■ **Request**: Give the number of lines containing "chart" in this listing, with no other words.

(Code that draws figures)
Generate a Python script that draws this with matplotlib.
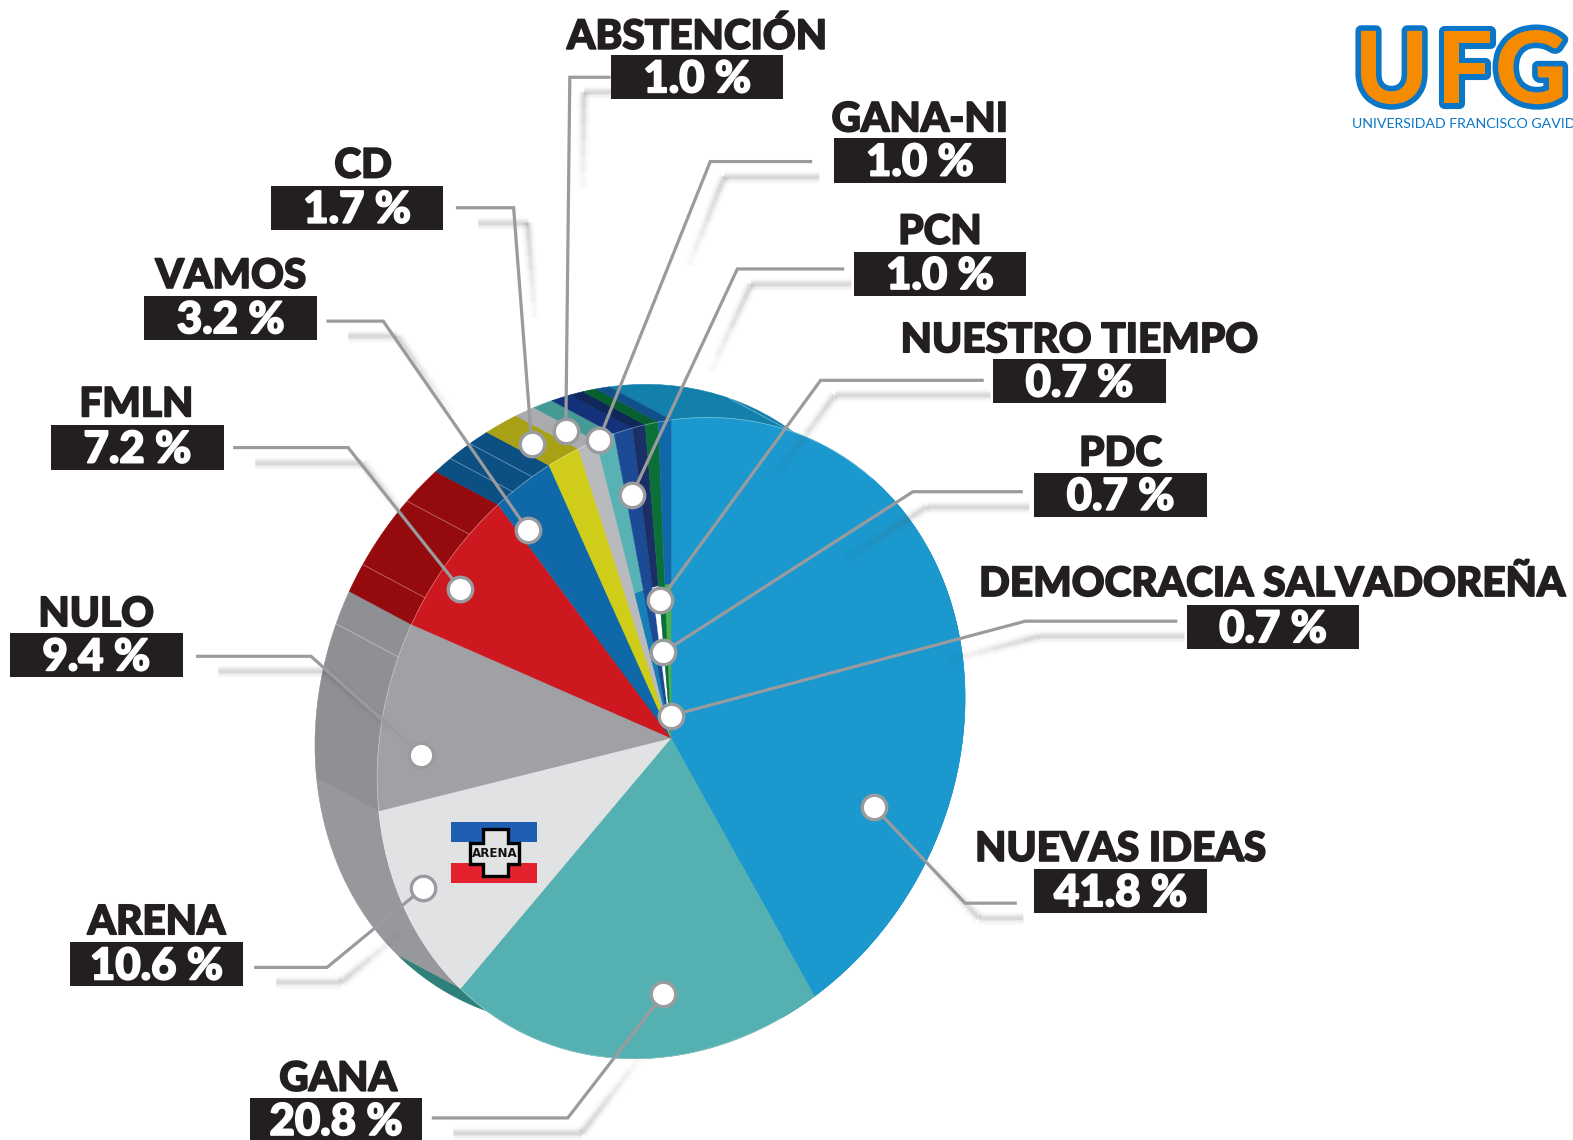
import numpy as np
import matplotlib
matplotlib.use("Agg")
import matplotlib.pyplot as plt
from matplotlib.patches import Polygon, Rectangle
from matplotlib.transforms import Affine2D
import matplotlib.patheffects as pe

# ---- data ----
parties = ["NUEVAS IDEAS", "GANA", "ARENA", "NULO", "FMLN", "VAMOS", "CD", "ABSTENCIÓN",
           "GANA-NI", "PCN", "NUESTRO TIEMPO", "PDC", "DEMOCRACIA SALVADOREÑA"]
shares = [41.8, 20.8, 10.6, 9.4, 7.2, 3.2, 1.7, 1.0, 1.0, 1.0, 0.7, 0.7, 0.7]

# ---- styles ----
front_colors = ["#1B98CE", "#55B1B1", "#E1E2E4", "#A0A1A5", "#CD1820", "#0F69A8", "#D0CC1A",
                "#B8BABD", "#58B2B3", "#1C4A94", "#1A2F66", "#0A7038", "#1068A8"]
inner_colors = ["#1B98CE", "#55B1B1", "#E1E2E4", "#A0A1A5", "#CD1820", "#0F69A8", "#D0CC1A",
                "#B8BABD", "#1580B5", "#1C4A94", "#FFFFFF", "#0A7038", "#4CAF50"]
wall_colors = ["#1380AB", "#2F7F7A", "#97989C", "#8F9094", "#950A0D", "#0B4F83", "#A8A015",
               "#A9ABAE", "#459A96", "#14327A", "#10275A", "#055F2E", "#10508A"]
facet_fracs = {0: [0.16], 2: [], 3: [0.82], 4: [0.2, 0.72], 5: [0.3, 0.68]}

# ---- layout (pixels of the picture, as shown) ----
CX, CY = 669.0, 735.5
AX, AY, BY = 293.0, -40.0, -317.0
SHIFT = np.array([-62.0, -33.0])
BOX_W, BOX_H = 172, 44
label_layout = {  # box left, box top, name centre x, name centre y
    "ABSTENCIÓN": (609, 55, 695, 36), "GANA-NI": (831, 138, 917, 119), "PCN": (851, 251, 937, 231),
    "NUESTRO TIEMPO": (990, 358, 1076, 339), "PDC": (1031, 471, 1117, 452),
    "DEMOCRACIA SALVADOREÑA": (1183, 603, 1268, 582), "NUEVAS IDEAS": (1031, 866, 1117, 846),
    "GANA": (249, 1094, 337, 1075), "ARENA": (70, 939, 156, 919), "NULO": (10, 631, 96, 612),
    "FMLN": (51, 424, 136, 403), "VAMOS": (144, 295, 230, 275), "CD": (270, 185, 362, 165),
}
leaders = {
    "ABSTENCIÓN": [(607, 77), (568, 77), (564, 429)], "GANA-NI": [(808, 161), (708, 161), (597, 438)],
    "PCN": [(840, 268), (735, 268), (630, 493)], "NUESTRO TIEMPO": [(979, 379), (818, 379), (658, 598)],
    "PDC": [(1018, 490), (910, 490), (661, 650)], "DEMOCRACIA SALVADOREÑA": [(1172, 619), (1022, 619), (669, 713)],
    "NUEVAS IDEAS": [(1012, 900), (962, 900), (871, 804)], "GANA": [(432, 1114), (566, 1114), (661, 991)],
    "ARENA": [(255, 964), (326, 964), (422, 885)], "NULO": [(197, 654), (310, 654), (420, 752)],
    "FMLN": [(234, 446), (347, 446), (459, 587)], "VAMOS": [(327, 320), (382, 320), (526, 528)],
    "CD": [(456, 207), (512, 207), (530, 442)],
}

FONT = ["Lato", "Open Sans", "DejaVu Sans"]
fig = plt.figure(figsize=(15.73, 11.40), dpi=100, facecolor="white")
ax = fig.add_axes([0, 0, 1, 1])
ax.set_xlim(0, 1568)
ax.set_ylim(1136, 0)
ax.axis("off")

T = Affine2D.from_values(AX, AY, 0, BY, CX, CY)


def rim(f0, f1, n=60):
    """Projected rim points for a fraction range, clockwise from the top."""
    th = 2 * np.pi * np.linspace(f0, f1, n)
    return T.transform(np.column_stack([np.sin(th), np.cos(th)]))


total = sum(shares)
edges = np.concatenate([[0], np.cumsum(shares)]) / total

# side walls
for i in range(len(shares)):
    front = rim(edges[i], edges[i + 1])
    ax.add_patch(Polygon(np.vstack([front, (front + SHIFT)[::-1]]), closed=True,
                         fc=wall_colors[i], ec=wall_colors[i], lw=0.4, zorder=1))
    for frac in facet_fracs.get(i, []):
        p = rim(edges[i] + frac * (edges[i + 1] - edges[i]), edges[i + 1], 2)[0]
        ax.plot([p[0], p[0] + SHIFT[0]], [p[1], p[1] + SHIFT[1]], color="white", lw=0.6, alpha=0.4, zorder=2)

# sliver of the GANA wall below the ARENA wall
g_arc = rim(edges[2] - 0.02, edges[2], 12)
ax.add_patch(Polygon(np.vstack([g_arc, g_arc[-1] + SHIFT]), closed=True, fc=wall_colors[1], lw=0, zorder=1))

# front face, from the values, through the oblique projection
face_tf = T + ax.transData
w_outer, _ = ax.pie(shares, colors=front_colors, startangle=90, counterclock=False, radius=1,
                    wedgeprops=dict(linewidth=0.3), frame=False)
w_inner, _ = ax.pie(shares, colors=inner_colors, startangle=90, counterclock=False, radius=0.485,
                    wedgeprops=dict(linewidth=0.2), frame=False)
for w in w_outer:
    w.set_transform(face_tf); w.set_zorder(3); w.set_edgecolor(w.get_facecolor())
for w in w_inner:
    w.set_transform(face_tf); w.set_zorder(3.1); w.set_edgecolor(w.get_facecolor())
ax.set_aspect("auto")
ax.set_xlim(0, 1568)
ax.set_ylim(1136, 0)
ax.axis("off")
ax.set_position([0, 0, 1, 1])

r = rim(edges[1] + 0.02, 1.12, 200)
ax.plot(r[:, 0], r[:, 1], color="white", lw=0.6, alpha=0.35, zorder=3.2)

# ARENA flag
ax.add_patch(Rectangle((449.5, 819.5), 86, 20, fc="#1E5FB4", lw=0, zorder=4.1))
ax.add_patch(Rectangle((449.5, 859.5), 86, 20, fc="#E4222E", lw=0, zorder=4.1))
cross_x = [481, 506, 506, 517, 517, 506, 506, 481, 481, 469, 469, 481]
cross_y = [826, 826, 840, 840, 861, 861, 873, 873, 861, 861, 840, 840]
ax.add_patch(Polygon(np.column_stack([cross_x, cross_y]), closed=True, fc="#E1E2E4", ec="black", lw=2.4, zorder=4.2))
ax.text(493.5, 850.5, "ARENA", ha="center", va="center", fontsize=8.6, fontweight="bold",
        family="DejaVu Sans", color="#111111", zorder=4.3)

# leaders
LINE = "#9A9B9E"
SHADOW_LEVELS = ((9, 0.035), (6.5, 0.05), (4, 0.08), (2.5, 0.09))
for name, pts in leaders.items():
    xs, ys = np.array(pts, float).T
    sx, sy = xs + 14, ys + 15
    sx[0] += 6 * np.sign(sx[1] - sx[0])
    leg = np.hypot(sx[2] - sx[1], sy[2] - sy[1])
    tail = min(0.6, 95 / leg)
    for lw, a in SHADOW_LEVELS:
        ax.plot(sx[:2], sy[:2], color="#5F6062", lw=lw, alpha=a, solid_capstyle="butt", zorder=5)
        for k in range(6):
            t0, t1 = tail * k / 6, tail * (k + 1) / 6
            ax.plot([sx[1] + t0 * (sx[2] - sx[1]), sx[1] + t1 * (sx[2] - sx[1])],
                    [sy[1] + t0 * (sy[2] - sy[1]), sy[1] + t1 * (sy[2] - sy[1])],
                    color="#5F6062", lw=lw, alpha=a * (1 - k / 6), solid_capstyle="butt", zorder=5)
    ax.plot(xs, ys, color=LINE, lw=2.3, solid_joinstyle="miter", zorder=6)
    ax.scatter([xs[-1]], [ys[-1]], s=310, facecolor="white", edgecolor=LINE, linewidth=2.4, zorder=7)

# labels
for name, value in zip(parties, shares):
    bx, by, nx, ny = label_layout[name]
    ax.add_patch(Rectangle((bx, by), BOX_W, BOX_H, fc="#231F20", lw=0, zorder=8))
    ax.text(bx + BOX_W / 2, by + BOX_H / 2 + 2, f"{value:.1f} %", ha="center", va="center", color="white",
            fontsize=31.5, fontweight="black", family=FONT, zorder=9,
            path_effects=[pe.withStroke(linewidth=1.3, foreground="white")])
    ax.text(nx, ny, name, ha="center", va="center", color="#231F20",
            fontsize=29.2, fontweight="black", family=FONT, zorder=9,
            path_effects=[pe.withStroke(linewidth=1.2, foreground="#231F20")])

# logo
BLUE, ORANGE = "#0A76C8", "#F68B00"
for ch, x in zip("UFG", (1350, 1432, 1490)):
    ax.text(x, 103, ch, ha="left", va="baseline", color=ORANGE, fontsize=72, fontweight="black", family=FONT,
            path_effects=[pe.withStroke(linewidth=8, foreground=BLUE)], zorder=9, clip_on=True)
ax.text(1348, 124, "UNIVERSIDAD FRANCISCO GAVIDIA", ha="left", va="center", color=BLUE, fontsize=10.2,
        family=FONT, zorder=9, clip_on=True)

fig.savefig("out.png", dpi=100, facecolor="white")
==
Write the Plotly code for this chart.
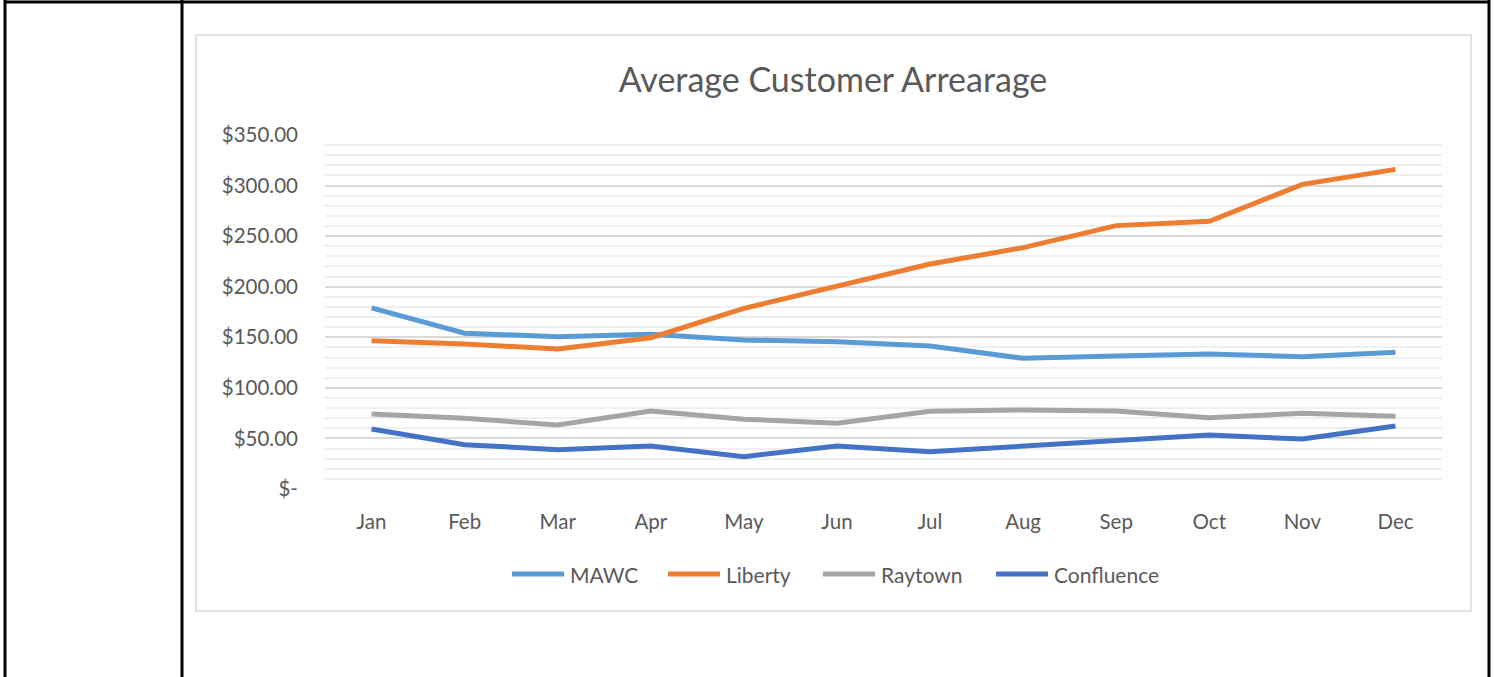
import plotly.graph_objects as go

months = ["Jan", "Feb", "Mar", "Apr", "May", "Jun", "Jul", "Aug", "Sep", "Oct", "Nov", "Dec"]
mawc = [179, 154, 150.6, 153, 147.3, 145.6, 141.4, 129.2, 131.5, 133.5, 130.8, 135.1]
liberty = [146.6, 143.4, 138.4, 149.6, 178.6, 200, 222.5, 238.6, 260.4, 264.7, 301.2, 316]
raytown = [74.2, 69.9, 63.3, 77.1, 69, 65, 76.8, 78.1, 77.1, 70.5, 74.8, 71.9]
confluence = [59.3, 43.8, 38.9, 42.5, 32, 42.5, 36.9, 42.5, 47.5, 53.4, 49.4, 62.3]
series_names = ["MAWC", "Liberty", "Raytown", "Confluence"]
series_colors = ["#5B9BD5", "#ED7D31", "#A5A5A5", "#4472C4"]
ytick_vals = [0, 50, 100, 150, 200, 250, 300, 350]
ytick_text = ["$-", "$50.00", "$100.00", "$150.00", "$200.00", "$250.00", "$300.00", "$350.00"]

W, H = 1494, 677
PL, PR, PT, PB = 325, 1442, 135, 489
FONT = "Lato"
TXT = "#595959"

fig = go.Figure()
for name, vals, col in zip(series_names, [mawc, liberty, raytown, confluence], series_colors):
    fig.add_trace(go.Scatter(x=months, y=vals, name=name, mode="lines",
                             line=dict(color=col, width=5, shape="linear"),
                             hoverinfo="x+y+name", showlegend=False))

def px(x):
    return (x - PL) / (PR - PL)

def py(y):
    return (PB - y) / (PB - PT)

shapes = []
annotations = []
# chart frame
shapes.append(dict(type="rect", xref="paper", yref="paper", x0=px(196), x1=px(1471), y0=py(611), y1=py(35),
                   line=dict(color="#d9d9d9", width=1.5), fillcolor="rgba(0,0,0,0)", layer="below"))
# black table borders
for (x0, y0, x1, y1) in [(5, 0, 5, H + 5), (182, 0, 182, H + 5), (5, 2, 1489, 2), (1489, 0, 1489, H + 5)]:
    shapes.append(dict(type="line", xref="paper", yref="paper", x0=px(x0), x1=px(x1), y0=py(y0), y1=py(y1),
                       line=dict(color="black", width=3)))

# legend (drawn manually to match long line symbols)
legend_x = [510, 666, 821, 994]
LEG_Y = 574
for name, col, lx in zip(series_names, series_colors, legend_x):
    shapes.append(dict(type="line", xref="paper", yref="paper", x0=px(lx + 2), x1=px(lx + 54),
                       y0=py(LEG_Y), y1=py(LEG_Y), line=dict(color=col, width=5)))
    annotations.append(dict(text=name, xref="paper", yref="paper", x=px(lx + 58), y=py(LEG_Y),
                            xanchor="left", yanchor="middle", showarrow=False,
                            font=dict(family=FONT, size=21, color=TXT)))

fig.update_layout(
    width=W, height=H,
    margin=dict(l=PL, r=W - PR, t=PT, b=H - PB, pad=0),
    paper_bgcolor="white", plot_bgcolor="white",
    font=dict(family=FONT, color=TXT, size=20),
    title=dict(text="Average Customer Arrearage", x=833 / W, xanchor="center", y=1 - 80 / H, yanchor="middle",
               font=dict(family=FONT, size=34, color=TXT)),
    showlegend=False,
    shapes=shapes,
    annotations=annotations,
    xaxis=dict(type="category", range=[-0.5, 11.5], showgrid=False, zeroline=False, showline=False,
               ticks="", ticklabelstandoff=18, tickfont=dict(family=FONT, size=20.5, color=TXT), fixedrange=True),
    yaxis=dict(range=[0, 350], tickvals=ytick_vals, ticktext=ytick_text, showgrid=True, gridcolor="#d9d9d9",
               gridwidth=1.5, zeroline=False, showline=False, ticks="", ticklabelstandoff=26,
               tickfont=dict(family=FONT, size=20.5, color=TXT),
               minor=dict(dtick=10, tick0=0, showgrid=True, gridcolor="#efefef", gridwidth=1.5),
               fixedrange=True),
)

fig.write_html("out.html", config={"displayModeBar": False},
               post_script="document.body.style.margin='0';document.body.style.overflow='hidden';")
==
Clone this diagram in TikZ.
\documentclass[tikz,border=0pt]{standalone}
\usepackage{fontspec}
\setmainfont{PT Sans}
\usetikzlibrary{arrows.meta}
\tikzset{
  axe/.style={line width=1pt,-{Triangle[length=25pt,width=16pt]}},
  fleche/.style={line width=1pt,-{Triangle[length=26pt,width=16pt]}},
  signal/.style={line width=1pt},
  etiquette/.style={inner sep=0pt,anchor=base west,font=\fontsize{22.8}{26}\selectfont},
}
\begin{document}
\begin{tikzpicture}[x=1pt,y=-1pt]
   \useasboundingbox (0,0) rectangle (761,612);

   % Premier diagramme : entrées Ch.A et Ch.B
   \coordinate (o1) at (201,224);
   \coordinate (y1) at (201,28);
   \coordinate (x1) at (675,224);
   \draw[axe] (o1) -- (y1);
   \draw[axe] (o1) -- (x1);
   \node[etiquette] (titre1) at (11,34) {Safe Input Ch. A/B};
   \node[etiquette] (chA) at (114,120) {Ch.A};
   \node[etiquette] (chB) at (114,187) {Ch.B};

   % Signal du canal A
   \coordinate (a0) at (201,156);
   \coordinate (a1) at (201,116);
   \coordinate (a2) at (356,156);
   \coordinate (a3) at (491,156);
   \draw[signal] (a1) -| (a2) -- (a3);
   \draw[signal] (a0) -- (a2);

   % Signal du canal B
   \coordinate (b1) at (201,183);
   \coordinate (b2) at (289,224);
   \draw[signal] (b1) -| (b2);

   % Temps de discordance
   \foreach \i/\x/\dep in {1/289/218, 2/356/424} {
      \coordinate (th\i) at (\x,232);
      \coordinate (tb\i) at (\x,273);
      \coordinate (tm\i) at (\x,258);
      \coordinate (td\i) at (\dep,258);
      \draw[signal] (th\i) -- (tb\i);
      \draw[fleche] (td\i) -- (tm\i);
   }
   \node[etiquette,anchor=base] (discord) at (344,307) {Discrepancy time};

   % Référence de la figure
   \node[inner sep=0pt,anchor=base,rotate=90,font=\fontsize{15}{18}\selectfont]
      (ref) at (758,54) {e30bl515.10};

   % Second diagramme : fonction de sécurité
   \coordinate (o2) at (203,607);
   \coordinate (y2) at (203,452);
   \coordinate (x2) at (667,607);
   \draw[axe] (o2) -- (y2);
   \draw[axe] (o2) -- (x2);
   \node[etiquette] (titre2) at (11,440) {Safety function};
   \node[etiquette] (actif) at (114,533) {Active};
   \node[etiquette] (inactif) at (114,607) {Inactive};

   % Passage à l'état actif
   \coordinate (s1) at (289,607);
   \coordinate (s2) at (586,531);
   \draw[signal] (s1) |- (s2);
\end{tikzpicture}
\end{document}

■ **Full response**: 2